Tax amnesties, a limited-time opportunity for a specified group of taxpayers to pay a defined amount of tax liabilities, are broadly used across countries because they generate short-term revenue gains. However, evidence suggest that tax amnesties fail to have long-term effects, and in some cases, they generate negative effects on compliance. With the goal of evaluating the impact of tax amnesties, this experiment relies on the behavioral principle of limited attention and redesigns the communication notice sent to taxpayers by the city of Santa Fe, Argentina in order to reduce cognitive effort and increase understanding of the benefits of participating in tax amnesties.

Design

Two field experiments were run during a tax amnesty period in May 2017 in the city of Santa Fe (Argentina) with more than 54,000 taxpayers who had failed to comply with the payment of their property tax bill (they received the bill but they did not make a payment). The first experiment included taxpayers who owed bills from January 2011 to December 2012 (about 16,000 taxpayers). The second experiment included taxpayers who accumulated debts between January 2013 and March 2017 (about 37,000 taxpayers). The difference in duration of the debt is relevant since debts prescribe after 5 years if the government doesn’t initiate the judicial process, so authorities are likely to direct resources to older debtors and take judicial enforcement steps absent any action by debtors.

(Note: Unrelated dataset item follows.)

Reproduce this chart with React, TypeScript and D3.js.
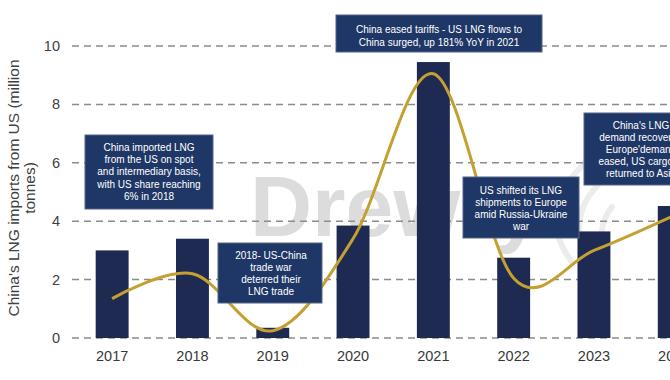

In both experiments, standard notices mailed by the government to inform about the tax amnesty opportunity were redesigned to show important information in a more prominent way and reduce information processing or cognitive costs for delinquent taxpayers. Color and other visual techniques were used, as well as an explanation of the different payment plans, including a detailed computation of the reduction in interests that each payment plan provides. The redesigned letter in the first experiment also increased the saliency of a deterrence message that appeared in the original notice to this population. The second experiment included two slightly different versions of the redesigned letter, the only difference being that version B added a column with the computation of interest saved in monetary terms under each plan as opposed to showing just a percentage calculation. Control groups in both experiments received the original notices without redesign.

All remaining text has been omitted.